Diagnostic and Prognostic Performance of Artificial Intelligence Models in Detecting Odontogenic Keratocysts from Histopathologic Images: A Systematic Review and Meta-Analysis

Abstract

Context: Odontogenic keratocysts (OKCs) are aggressive jaw cysts characterized by a high recurrence rate, making accurate diagnosis critical for effective treatment. Recent advances in artificial intelligence (AI) have demonstrated potential for enhancing diagnostic accuracy in histopathology. However, the effectiveness of AI in diagnosing OKCs has not yet been systematically reviewed. Objectives: This study aims to evaluate the diagnostic and prognostic performance of AI models in detecting OKCs in histopathologic images. Methods: This systematic review was conducted in accordance with the preferred reporting items for systematic reviews and meta-analyses (PRISMA) guidelines. A comprehensive literature search was performed across PubMed, Scopus, Embase, Google Scholar, and ScienceDirect to identify studies that utilized AI models for diagnosing OKCs from histopathologic images. Studies were eligible for inclusion if they addressed the PICO (patient/population, intervention, comparison, and outcomes) framework, specifically investigating whether AI models (I) can enhance diagnostic and prognostic accuracy (O) for OKCs in histopathologic images (P).

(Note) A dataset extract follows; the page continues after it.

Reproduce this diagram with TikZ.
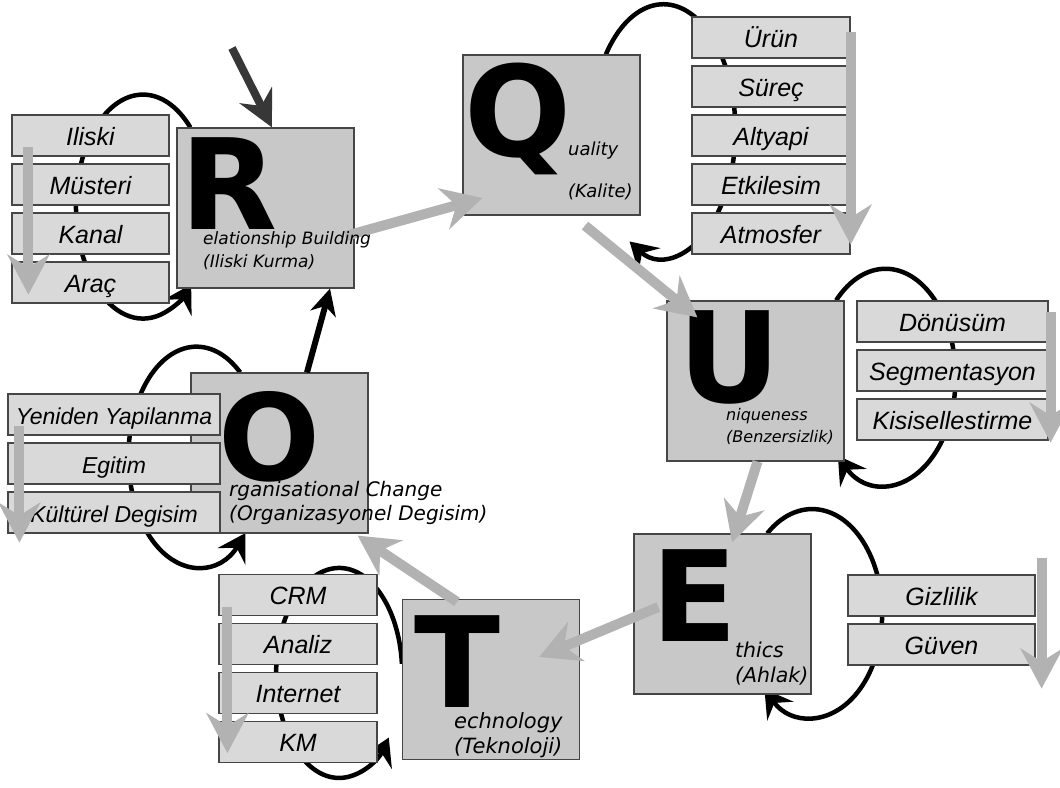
\documentclass[tikz,border=0pt]{standalone}
\usepackage{fontspec}
\setmainfont{Liberation Sans}
\newfontfamily\letterfamily{DejaVu Sans}
\newfontfamily\descfamily{DejaVu Sans}
\usetikzlibrary{arrows.meta,positioning}
\pgfdeclarelayer{background}
\pgfsetlayers{background,main}
\definecolor{bigfill}{RGB}{200,200,200}
\definecolor{itemfill}{RGB}{217,217,217}
\definecolor{boxline}{RGB}{70,70,70}
\definecolor{arrowgray}{RGB}{178,178,178}
\definecolor{darkarrow}{RGB}{55,55,55}
\newcommand\descfont[2]{\descfamily\itshape\fontsize{#1}{#2}\selectfont}

\begin{document}
\begin{tikzpicture}[x=1pt,y=1pt,node distance=49pt,
    bigbox/.style={rectangle,draw=boxline,fill=bigfill,line width=1.2pt,
      minimum width=177pt,minimum height=160pt,inner sep=0pt},
    item/.style={rectangle,draw=boxline,fill=itemfill,line width=1.2pt,
      minimum width=#1,minimum height=41pt,inner sep=0pt,text height=20pt,
      text depth=1pt,font=\itshape\fontsize{25}{30}\selectfont},
    letter/.style={anchor=base west,inner sep=0pt,text depth=0pt,
      font=\letterfamily\bfseries\fontsize{126}{130}\selectfont},
    desc/.style={anchor=north west,inner sep=0pt,align=left},
    feedback/.style={line width=4.5pt,-{Stealth[length=27pt,width=32pt,inset=10pt]}},
    grayflow/.style={draw=arrowgray,line width=10pt,
      -{Stealth[length=40pt,width=42pt,inset=13pt]}},
    blackflow/.style={line width=6pt,-{Stealth[length=26pt,width=26pt,inset=8pt]}},
    entryarrow/.style={draw=darkarrow,line width=8pt,
      -{Stealth[length=36pt,width=36pt,inset=12pt]}}]

  \useasboundingbox (0,0) rectangle (1060,-787);

  % the six main blocks
  \node[bigbox] (R) at (265.5,-208) {};
  \node[bigbox] (Q) at (551.5,-135) {};
  \node[bigbox] (U) at (755.5,-381) {};
  \node[bigbox] (E) at (722.5,-614) {};
  \node[bigbox] (T) at (491,-679.5) {};
  \node[bigbox] (O) at (279.5,-453) {};

  \node[letter] (Rl) at (180.5,-229) {R};
  \node[letter] (Ql) at (464,-156) {Q};
  \node[letter] (Ul) at (678,-402) {U};
  \node[letter] (El) at (651.5,-641) {E};
  \node[letter] (Tl) at (414,-707) {T};
  \node[letter, font=\letterfamily\bfseries\fontsize{120}{124}\selectfont] (Ol) at (218,-480) {O};

  % R list
  \node[item=157pt] (ri1) at (90.5,-135.5) {Iliski};
  \node[item=157pt, below of=ri1] (ri2) {Müsteri};
  \node[item=157pt, below of=ri2] (ri3) {Kanal};
  \node[item=157pt, below of=ri3] (ri4) {Araç};

  % Q list
  \node[item=158pt] (qi1) at (771,-37.5) {Ürün};
  \node[item=158pt, below of=qi1] (qi2) {Süreç};
  \node[item=158pt, below of=qi2] (qi3) {Altyapi};
  \node[item=158pt, below of=qi3] (qi4) {Etkilesim};
  \node[item=158pt, below of=qi4] (qi5) {Atmosfer};

  % U list
  \node[item=191pt] (ui1) at (952.5,-321.5) {Dönüsüm};
  \node[item=191pt, below of=ui1] (ui2) {Segmentasyon};
  \node[item=191pt, below of=ui2] (ui3) {Kisisellestirme};

  % E list
  \node[item=187pt] (ei1) at (941.5,-595.5) {Gizlilik};
  \node[item=187pt, below of=ei1] (ei2) {Güven};

  % T list
  \node[item=158pt] (ti1) at (298,-595) {CRM};
  \node[item=158pt, below of=ti1] (ti2) {Analiz};
  \node[item=158pt, below of=ti2] (ti3) {Internet};
  \node[item=158pt, below of=ti3] (ti4) {KM};

  % O list
  \node[item=212pt, font=\itshape\fontsize{23}{28}\selectfont] (oi1) at (114,-414.5) {Yeniden Yapilanma};
  \node[item=212pt, font=\itshape\fontsize{23}{28}\selectfont, below of=oi1] (oi2) {Egitim};
  \node[item=212pt, font=\itshape\fontsize{23}{28}\selectfont, below of=oi2] (oi3) {Kültürel Degisim};

  % loops behind the lists
  \begin{pgfonlayer}{background}
    \draw[feedback] (R.133) arc[start angle=45, end angle=316, x radius=67pt, y radius=112pt];
    \draw[feedback] (Q.56) arc[start angle=143, end angle=-118, x radius=72pt, y radius=126pt];
    \draw[feedback] (U.45) arc[start angle=135, end angle=-133, x radius=70pt, y radius=108pt];
    \draw[feedback] (E.61) arc[start angle=130, end angle=-133, x radius=70pt, y radius=104pt];
    \draw[feedback] (T.170) arc[start angle=5, end angle=322, x radius=63pt, y radius=105pt];
    \draw[feedback] (O.116) arc[start angle=50, end angle=316, x radius=68pt, y radius=110pt];
  \end{pgfonlayer}

  % down arrows over the lists
  \draw[grayflow] ([xshift=17pt,yshift=-33pt]ri1.north west) -- ([xshift=17pt,yshift=9pt]ri4.south west);
  \draw[grayflow] ([yshift=-16pt]qi1.north east) -- ([yshift=10pt]qi5.south east);
  \draw[grayflow] ([xshift=2pt,yshift=-12pt]ui1.north east) -- ([xshift=2pt,yshift=-2pt]ui3.south east);
  \draw[grayflow] ([xshift=6pt,yshift=16pt]ei1.north east) -- ([xshift=6pt,yshift=-23pt]ei2.south east);
  \draw[grayflow] ([xshift=9pt,yshift=-33pt]ti1.north west) -- ([xshift=9pt,yshift=10pt]ti4.south west);
  \draw[grayflow] ([xshift=12pt,yshift=-33pt]oi1.north west) -- ([xshift=12pt,yshift=-9pt]oi3.south west);

  % the big circle R Q U E T O
  \draw[grayflow] ([xshift=-9pt,yshift=-28pt]R.east) -- ([xshift=20pt,yshift=-63pt]Q.west);
  \draw[grayflow] ([xshift=33.5pt,yshift=-10pt]Q.south) -- ([xshift=31pt,yshift=-17pt]U.north west);
  \draw[grayflow] ([xshift=2pt]U.south) -- ([xshift=9.5pt,yshift=-9pt]E.north);
  \draw[grayflow] ([xshift=25pt,yshift=7pt]E.west) -- ([xshift=-41pt,yshift=22.5pt]T.east);
  \draw[grayflow] ([xshift=-34pt,yshift=-3pt]T.north) -- ([xshift=-11pt,yshift=-2pt]O.south east);
  \draw[blackflow] ([xshift=27.5pt]O.north) -- ([xshift=64.5pt]R.south);

  \coordinate (entry) at (232,-48);
  \draw[entryarrow] (entry) -- ([xshift=6.5pt]R.north);

  % block texts
  \node[desc, font=\descfont{17}{23}] (Rd) at (203,-231) {elationship Building\\(Iliski Kurma)};
  \node[desc, font=\descfont{18}{42}] (Qd) at (568,-141.3) {uality\\(Kalite)};
  \node[desc, font=\descfont{16}{22}] (Ud) at (726,-407.8) {niqueness\\(Benzersizlik)};
  \node[desc, font=\descfont{20.5}{25}] (Ed) at (735,-642) {thics\\(Ahlak)};
  \node[desc, font=\descfont{21}{25}] (Td) at (454,-712) {echnology\\(Teknoloji)};
  \node[desc, font=\descfont{20}{24}] (Od) at (229,-481) {rganisational Change\\(Organizasyonel Degisim)};

\end{tikzpicture}
\end{document}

A meta-analysis was performed to pool the diagnostic performance of AI models across studies, and Egger’s test was conducted to assess publication bias. Results: A total of eight studies were included in the review. The risk of bias (ROB) across the included studies was generally low, with a few exceptions. The pooled area under the curve (AUC) for AI models in diagnosing OKCs was 0.967 (95% CI: 0.957 - 0.978). The pooled sensitivity ranged from 0.89 to 0.92, and the pooled specificity ranged from 0.88 to 0.94. The summary receiver operating characteristic (sROC) curve demonstrated an AUC of 0.93. Egger’s test for publication bias yielded a P-value of 0.522, indicating no significant evidence of publication bias. The review also highlighted several limitations, including small sample sizes, lack of external validation, and limited interpretability of the AI models. Conclusions: Artificial intelligence models, particularly deep learning architectures, demonstrate high diagnostic accuracy in detecting OKCs from histopathologic images.